L’Académie royale de musique – on disait plutôt l’Opéra – devait rester près d’un siècle au Palais Royal, accueillant tragédies lyriques et opéra-ballets, jusqu’à l’incendie qui se déclara le matin du 6 avril 1763, et dont on ne sut jamais l’origine.

 

Pendant la construction d’une nouvelle salle, décidée – aux frais de la Ville – par le roi en février 1766, les représentations eurent lieu dans la fameuse « Salle des machines » des Tuileries, dans laquelle l’architecte Soufflot reconstitua une réplique du théâtre du Palais Royal. Cette salle avait été commandée à Vigarani par Mazarin pour fêter le mariage de Louis XIV. Commencée en 1659, et destinée à contenir six à sept mille personnes, elle avait été construite – en bois – dans le prolongement du château des Tuileries. Sa construction ayant subi de nombreux retards, elle n’avait été inaugurée que le 7 février 1662, avec la représentation de l' »Ercole amante » de Cavalli, puis réutilisée pour la tragédie-ballet « Psyché », le 17 janvier 1671. La « Salle des machines », dont l’acoustique était réputée déplorable en raison de la profondeur de la scène et de la hauteur du plafond, devait subir le même sort que le château des Tuileries, incendié sous la Commune, en mai 1871.

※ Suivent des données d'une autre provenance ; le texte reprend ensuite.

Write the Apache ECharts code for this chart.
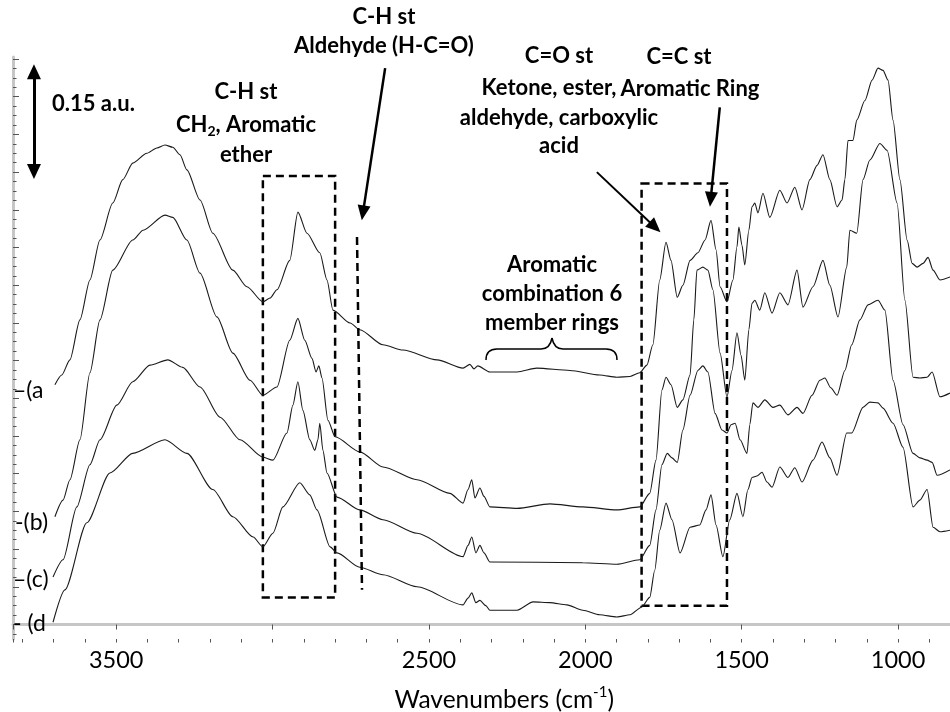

La nouvelle salle du Palais Royal, encore plus vaste que la précédente (3 000 personnes) mais complètement enclavée, fut construite par l’architecte de la Ville Moreau et décorée par François Boucher. L’inauguration eut lieu le 20 janvier 1770, avec la reprise du « Zoroastre » de Rameau.

Mais le mauvais sort veillait : onze ans plus tard, le 8 juin 1781, un nouvel incendie la détruisait.

 

 

(*) à hauteur du n° 42, face à la rue Guénégaud, et n° 43 de la rue de Seine

(**) en quoi il rendait la monnaie de sa pièce à Molière qui avait repris « Psyché » au Palais Royal en 1671, avec la musique de Lully.